I noticed yet another thing which I don't understand. When the CPU
has the ARM64_HAS_CACHE_DIC featue (CTR_EL0.DIC = 1), which means
instruction invalidation is not required for data to instruction
coherence, we still do the icache invalidation. I am wondering if
the invalidation is necessary in this case.
It isn't, and DIC is already taken care of in the leaf functions (see
__flush_icache_all() and invalidate_icache_range()).

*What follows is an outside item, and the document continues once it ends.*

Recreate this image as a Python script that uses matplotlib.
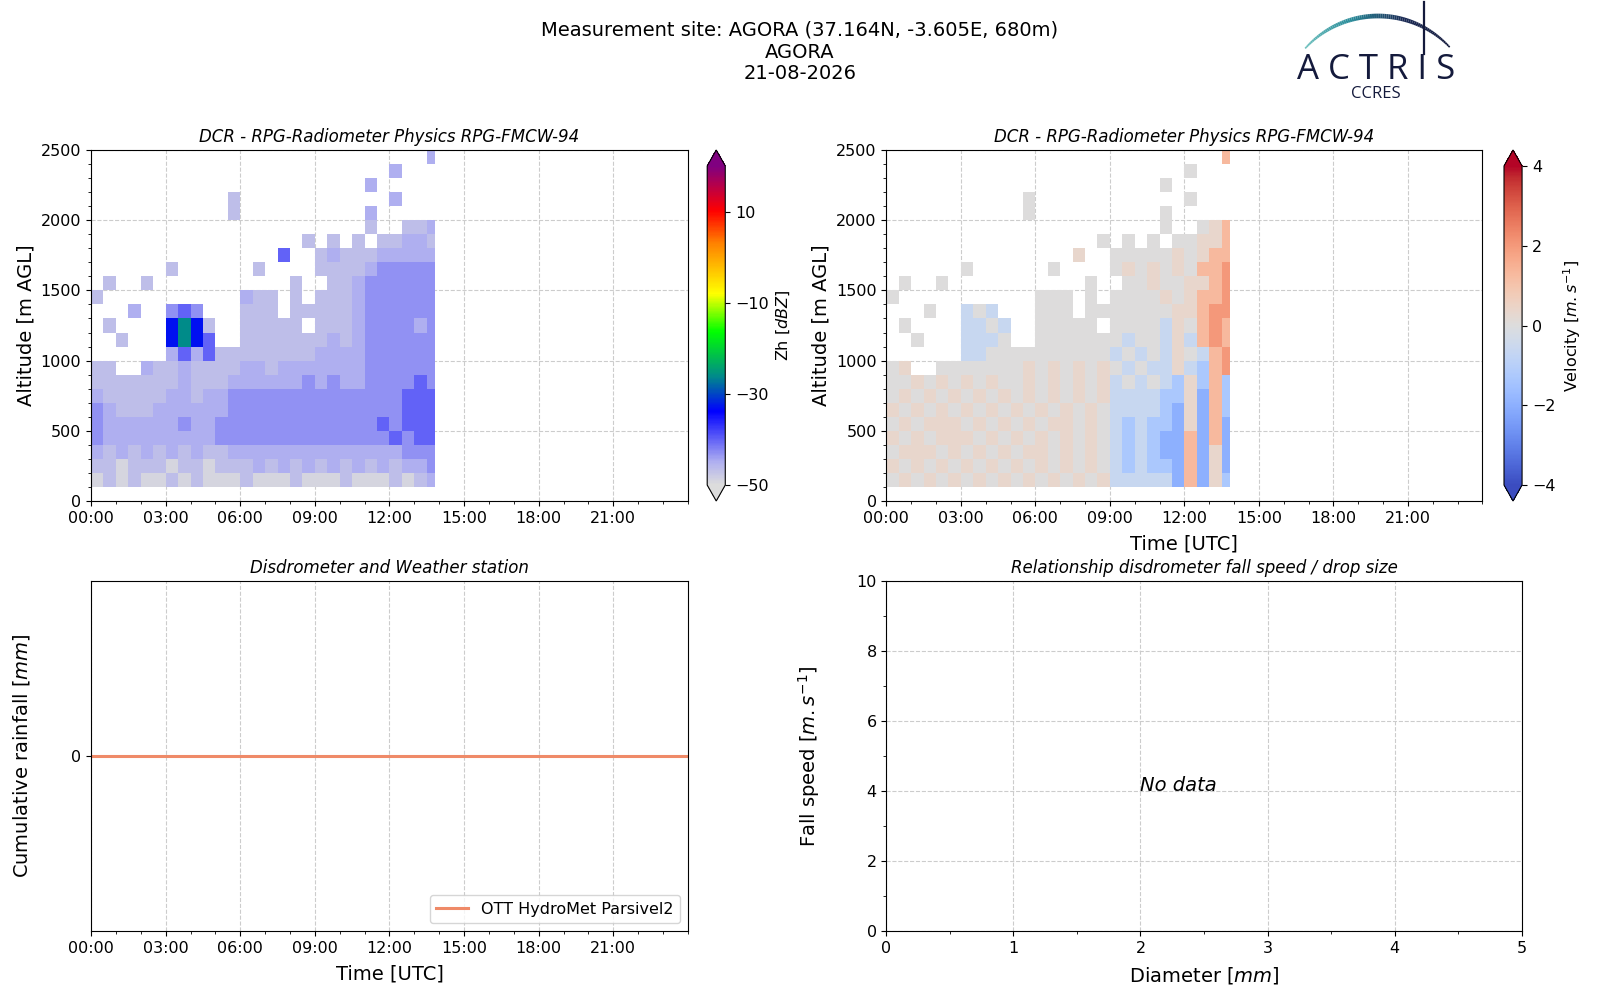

Then it will be more simple to also move icache invalidation to both the
map path and permission path.
We can check whether the executable permission is going to be added to
the old mapping through the
new PTE, and perform CMO of the icache if it is. The diff like below may
work, what do you think ?
---
diff --git a/arch/arm64/include/asm/kvm_mmu.h
b/arch/arm64/include/asm/kvm_mmu.h
index 4ec9879e82ed..534d42da2065 100644
- - - a/arch/arm64/include/asm/kvm_mmu.h
+++ b/arch/arm64/include/asm/kvm_mmu.h
@@ -204,21 +204,6 @@ static inline bool vcpu_has_cache_enabled(struct
kvm_vcpu *vcpu)
return (vcpu_read_sys_reg(vcpu, SCTLR_EL1) & 0b101) == 0b101;
}
-static inline void __invalidate_icache_guest_page(kvm_pfn_t pfn,
- unsigned long size)
-{
- if (icache_is_aliasing()) {
- /* any kind of VIPT cache */
- __flush_icache_all();
- } else if (is_kernel_in_hyp_mode() || !icache_is_vpipt()) {
- /* PIPT or VPIPT at EL2 (see comment in
__kvm_tlb_flush_vmid_ipa) */
- void *va = page_address(pfn_to_page(pfn));
-
- invalidate_icache_range((unsigned long)va,
- (unsigned long)va + size);
- }
-}
-
void kvm_set_way_flush(struct kvm_vcpu *vcpu);
void kvm_toggle_cache(struct kvm_vcpu *vcpu, bool was_enabled);
diff --git a/arch/arm64/kvm/hyp/pgtable.c b/arch/arm64/kvm/hyp/pgtable.c
index 308c36b9cd21..950102077676 100644
- - - a/arch/arm64/kvm/hyp/pgtable.c
+++ b/arch/arm64/kvm/hyp/pgtable.c
@@ -120,7 +120,6 @@ static bool kvm_pte_valid(kvm_pte_t pte)
{
return pte & KVM_PTE_VALID;
}
-
static bool kvm_pte_table(kvm_pte_t pte, u32 level)
{
if (level == KVM_PGTABLE_MAX_LEVELS - 1)
@@ -485,6 +484,18 @@ static void stage2_flush_dcache(void *addr, u64 size)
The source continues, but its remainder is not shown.